Il faut être courageux pour se lancer tête baissée dans une vague de surcapacité. C’est pourtant ce que fait Woodside avec son offre de 1,2 milliard de dollars sur le développeur américain de gaz naturel liquéfié Tellurian. Cela ressemble à une opération opportuniste compte tenu de la situation difficile de Tellurian. Mais le groupe pétrolier et gazier australien a du pain sur la planche pour obtenir un rendement décent face à une surabondance de GNL qui se profile.
Cette cession marque une fin ignominieuse pour Tellurian, fondée par Charif Souki, un vétéran de l’industrie, qui a été évincé de son poste de président à la fin de l’année dernière. Les actionnaires reçoivent 900 millions de dollars : en 2017, Tellurian avait une valeur boursière de près de 3 milliards de dollars. Le promoteur avait essayé – sans succès – de faire décoller son énorme projet d’exportation de Driftwood en Louisiane. En raison d’une pénurie d’accords d’achat et de financement, il s’est lentement étiolé.
Cela explique en partie l’intérêt de Woodside. En effet, pour 1,2 milliard de dollars, dette comprise, elle obtient 1 milliard de dollars de dépenses d’investissement que Tellurian avait déjà englouties dans le sol, ainsi que des permis de développement et d’exportation.
Le problème est qu’il faudra investir environ 16 milliards de dollars pour achever les deux premières phases du projet.
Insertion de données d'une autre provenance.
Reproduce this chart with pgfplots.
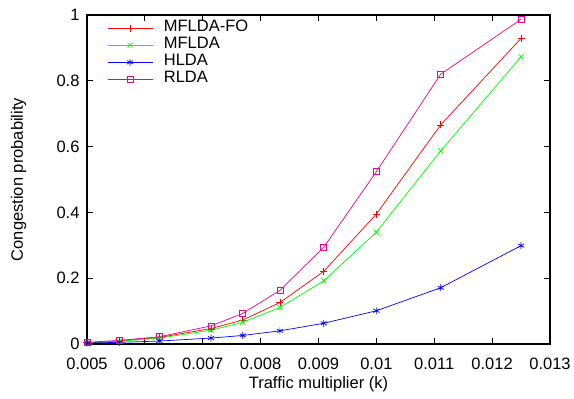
\documentclass[border=0pt]{standalone}
\usepackage{pgfplots}
\pgfplotsset{compat=1.18}
\usepackage{fontspec}
\setmainfont{Liberation Sans}
\newcommand{\gfont}{\fontsize{16.5bp}{19bp}\selectfont}
\begin{document}
\begin{tikzpicture}
\begin{axis}[
  name=ax,
  scale only axis,
  width=463bp, height=329bp,
  xmin=0.005, xmax=0.013, ymin=0, ymax=1,
  xtick={0.005,0.006,0.007,0.008,0.009,0.01,0.011,0.012,0.013},
  ytick={0,0.2,0.4,0.6,0.8,1},
  scaled x ticks=false, scaled y ticks=false,
  xticklabels={0.005,0.006,0.007,0.008,0.009,0.01,0.011,0.012,0.013},
  yticklabels={0,0.2,0.4,0.6,0.8,1},
  tick align=inside,
  tick style={black, line width=0.8pt},
  major tick length=6bp,
  axis line style={line width=1.2pt},
  /pgf/number format/assume math mode=true,
  tick label style={font=\gfont},
  label style={font=\gfont},
  xticklabel style={yshift=-10bp},
  yticklabel style={xshift=-4bp},
  xlabel={Traffic multiplier (k)},
  ylabel={Congestion probability},
  xlabel style={at={([yshift=-40bp]axis description cs:0.5,0)}, anchor=center},
  ylabel style={at={([xshift=-68.5bp]axis description cs:0,0.5)}, anchor=center},
  legend cell align=left,
  legend style={at={(0.0432,0.986)}, anchor=north west, draw=none, fill=none,
    inner sep=0pt, column sep=11bp, row sep=0pt,
    nodes={inner sep=0pt, text height=12bp, text depth=5bp},
    font=\gfont},
  legend image code/.code={\draw[mark repeat=2,mark phase=2] plot coordinates {(0bp,0bp) (22.5bp,0bp) (45bp,0bp)};},
  every axis plot/.append style={line width=0.7pt, mark size=3.5bp},
]
\addplot[red, mark=+] coordinates {
(0.005,0.004) (0.005556,0.009) (0.00625,0.020) (0.007143,0.047) (0.007692,0.073) (0.008333,0.126) (0.009091,0.221) (0.01,0.395) (0.011111,0.666) (0.0125,0.929)};
\addlegendentry{MFLDA-FO}
\addplot[green, mark=x] coordinates {
(0.005,0.004) (0.005556,0.008) (0.00625,0.018) (0.007143,0.042) (0.007692,0.066) (0.008333,0.111) (0.009091,0.192) (0.01,0.340) (0.011111,0.587) (0.0125,0.873)};
\addlegendentry{MFLDA}
\addplot[blue, mark=asterisk] coordinates {
(0.005,0.003) (0.005556,0.005) (0.00625,0.009) (0.007143,0.018) (0.007692,0.026) (0.008333,0.040) (0.009091,0.063) (0.01,0.101) (0.011111,0.171) (0.0125,0.299)};
\addlegendentry{HLDA}
\addplot[magenta, mark=square, mark size=3bp] coordinates {
(0.005,0.005) (0.005556,0.011) (0.00625,0.022) (0.007143,0.055) (0.007692,0.093) (0.008333,0.163) (0.009091,0.294) (0.01,0.524) (0.011111,0.820) (0.0125,0.987)};
\addlegendentry{RLDA}
\end{axis}
\pgfresetboundingbox
\path[use as bounding box] ([xshift=-87bp,yshift=-55bp]ax.south west) rectangle ([xshift=24bp,yshift=15bp]ax.north east);
\end{tikzpicture}
\end{document}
Le terminal GNL devrait être opérationnel à la fin de la décennie, à un moment où le marché sera déjà largement excédentaire.
Selon le courtier Bernstein, entre 2025 et 2027, 175 millions de tonnes par an (Mtpa) de nouveau GNL devraient arriver sur le marché. En outre, les développeurs cherchent à prendre des décisions d’investissement finales sur des projets qui pourraient fournir 230 Mtpa supplémentaires. Cela entraînera une offre excédentaire au début des années 2030. De nombreux projets en phase initiale seront probablement abandonnés.
Cette abondance de vendeurs va comprimer les rendements. À titre d’exemple, le coût de vente du GNL américain à l’Asie pourrait être de 8,15 dollars par million d’unités thermiques britanniques, estime Christopher Wheaton de Stifel. Les prix du gaz à long terme dans la région pourraient être d’environ 8,50 dollars par million d’unités thermiques britanniques. Multipliez cette petite part de profit par la capacité du projet Driftwood et Woodside pourrait espérer un flux de trésorerie opérationnel de 300 millions de dollars. Cela semble dérisoire dans le contexte d’une dépense d’investissement de 16 milliards de dollars.
Il est vrai que Woodside dispose de nombreuses possibilités pour améliorer la situation, notamment en faisant preuve d’intelligence dans la manière dont il négocie le GNL. Vendre une participation dans le projet, comme Woodside a annoncé son intention de le faire, pourrait également aider. Woodside pourrait même proposer un prix plus élevé que celui qu’il a payé pour l’actif, étant donné qu’une multitude d’entreprises du Moyen-Orient avides de gaz sont à l’affût. Malgré tout, la nouvelle entreprise du groupe australien pourrait avoir du mal à maintenir ses rendements à flot.